■ Problem to work on
Only the lines from the beginning of the entries through the one with "from bokeh.resources import INLINE" should be written out, please, exactly and without any pictures.

■ Supplied data
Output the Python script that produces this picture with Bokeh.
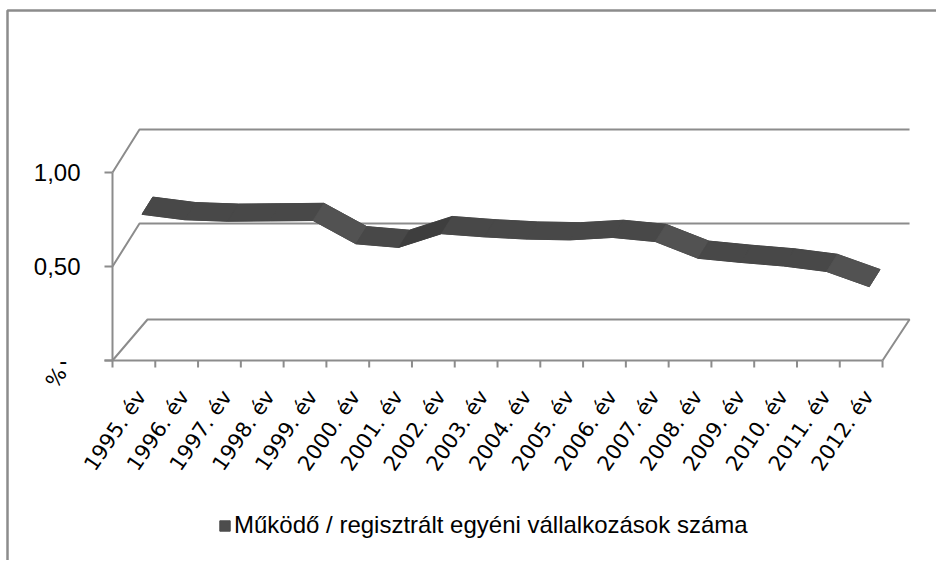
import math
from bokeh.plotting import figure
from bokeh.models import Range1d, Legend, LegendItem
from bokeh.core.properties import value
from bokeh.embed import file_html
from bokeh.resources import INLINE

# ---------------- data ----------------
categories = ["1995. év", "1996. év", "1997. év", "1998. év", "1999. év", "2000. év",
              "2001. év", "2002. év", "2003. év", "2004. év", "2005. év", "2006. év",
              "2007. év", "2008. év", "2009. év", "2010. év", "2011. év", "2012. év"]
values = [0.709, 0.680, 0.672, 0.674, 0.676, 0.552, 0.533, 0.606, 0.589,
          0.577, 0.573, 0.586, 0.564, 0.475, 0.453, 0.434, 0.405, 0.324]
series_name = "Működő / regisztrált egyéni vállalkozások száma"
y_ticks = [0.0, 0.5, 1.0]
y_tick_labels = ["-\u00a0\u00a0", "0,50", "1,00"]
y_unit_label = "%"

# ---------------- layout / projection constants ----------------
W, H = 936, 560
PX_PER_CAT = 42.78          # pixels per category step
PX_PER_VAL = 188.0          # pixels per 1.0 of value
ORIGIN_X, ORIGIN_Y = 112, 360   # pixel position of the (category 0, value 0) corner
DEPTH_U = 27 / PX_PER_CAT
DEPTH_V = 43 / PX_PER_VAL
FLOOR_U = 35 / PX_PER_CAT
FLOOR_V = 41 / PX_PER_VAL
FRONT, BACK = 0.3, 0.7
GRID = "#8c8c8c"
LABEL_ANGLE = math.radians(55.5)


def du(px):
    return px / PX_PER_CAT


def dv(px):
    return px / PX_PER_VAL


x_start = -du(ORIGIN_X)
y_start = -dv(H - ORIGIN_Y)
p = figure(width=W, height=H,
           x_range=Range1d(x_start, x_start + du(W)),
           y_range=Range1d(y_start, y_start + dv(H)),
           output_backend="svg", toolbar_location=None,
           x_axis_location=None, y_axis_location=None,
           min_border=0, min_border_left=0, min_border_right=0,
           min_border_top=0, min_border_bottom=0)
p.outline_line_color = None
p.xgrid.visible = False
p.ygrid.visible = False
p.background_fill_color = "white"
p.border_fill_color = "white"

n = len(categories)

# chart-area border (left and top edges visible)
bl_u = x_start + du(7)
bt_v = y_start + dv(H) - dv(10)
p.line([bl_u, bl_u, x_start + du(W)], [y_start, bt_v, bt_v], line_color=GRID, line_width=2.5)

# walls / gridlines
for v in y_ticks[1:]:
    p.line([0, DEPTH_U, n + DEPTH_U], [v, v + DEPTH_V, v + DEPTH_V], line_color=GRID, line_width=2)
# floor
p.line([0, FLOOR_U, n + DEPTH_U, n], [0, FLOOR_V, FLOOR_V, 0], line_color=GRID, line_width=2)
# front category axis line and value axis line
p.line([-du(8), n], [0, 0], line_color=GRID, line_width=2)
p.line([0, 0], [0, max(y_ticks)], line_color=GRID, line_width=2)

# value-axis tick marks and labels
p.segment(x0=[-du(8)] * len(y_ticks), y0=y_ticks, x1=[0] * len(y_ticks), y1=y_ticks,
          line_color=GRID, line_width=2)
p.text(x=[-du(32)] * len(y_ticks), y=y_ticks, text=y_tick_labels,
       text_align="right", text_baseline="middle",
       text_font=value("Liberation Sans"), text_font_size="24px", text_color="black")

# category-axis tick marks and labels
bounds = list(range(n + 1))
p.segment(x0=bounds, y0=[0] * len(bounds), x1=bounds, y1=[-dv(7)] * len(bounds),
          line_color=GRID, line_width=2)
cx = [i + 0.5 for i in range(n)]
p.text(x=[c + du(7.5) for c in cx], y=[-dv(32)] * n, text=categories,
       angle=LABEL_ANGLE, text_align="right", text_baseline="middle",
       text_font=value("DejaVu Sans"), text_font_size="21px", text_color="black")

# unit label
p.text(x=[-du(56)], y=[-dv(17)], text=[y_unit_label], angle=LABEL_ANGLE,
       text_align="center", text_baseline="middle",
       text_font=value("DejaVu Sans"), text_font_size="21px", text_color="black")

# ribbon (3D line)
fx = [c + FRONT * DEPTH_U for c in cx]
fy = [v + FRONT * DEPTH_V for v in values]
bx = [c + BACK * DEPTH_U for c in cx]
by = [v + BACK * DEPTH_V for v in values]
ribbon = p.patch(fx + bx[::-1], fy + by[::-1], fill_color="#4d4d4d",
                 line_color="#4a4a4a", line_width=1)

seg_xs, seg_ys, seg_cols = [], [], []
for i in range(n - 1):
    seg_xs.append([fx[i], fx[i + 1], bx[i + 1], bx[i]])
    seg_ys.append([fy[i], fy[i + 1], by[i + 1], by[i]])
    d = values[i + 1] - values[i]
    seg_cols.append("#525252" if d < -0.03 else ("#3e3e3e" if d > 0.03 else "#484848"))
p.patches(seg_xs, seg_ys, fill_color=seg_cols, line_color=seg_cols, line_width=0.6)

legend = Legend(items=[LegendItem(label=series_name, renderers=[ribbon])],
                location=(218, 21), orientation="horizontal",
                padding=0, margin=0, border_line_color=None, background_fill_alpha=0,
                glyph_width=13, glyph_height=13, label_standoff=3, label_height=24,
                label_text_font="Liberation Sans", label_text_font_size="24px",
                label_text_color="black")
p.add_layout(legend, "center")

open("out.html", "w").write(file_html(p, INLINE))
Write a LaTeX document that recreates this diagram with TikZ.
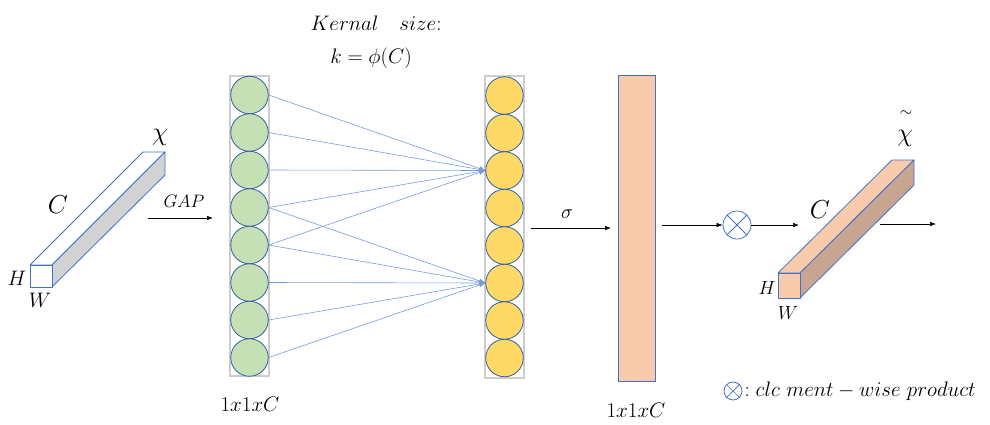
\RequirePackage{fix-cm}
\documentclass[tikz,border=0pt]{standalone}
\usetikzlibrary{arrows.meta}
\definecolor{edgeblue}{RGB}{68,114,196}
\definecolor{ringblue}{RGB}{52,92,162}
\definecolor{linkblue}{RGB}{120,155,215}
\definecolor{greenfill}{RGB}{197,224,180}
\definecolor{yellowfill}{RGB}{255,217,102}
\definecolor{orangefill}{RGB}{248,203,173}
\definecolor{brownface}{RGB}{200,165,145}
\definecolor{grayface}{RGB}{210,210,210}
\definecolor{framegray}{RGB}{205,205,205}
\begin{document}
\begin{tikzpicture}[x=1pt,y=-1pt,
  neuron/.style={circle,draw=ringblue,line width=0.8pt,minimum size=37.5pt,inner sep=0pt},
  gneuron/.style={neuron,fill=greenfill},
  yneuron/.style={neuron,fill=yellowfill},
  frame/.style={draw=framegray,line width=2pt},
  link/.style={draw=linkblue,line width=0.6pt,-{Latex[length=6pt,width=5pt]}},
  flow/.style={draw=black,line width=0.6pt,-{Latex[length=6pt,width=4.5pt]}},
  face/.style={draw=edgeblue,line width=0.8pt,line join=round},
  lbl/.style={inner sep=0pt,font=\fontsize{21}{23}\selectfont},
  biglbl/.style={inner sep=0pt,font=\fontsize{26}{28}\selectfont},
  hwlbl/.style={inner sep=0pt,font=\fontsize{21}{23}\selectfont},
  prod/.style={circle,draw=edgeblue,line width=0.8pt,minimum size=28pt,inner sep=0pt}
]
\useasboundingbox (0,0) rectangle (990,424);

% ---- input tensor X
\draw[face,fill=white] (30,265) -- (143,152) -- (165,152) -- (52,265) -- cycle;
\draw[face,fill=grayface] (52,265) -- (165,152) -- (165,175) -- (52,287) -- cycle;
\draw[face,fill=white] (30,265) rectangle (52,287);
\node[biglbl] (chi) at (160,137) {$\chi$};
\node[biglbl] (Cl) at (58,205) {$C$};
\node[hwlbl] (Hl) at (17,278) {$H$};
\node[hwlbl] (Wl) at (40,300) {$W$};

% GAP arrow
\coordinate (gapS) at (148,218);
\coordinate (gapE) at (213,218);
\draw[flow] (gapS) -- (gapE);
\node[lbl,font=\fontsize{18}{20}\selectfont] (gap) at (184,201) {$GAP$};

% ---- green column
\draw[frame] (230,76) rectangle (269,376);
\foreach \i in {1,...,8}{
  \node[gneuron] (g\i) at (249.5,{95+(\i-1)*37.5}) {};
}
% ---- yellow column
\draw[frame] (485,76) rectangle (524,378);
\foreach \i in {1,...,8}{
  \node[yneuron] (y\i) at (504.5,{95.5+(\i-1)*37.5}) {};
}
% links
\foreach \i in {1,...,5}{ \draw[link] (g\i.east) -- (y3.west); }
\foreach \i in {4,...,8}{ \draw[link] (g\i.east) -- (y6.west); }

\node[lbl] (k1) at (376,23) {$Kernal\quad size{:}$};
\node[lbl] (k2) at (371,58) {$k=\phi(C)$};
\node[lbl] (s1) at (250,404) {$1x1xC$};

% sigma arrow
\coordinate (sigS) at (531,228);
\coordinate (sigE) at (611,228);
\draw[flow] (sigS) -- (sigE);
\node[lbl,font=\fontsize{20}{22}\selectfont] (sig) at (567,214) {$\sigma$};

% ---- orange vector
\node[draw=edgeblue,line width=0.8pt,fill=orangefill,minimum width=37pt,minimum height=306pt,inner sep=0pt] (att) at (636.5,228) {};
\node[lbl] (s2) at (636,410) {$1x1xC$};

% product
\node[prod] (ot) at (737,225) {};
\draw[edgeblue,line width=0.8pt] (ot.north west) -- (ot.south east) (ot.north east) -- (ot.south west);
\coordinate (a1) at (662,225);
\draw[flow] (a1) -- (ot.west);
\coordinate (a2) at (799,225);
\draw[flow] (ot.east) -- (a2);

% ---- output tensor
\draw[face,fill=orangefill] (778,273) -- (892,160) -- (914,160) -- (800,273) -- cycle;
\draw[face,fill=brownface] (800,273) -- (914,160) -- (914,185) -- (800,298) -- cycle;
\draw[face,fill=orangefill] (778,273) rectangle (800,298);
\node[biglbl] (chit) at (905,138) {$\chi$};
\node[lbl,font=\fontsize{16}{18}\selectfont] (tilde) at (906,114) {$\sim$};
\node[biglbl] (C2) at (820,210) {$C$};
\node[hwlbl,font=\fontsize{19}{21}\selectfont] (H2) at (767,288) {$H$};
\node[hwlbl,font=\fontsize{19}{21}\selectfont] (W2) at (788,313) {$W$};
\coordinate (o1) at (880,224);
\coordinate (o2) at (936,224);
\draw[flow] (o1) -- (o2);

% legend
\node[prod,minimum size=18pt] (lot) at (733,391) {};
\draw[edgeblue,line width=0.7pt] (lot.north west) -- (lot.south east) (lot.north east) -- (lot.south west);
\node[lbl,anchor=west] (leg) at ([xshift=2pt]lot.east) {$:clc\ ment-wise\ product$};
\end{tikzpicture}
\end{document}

■ Response below
Output the Python script that produces this picture with Bokeh.
import math
from bokeh.plotting import figure
from bokeh.models import Range1d, Legend, LegendItem
from bokeh.core.properties import value
from bokeh.embed import file_html
from bokeh.resources import INLINE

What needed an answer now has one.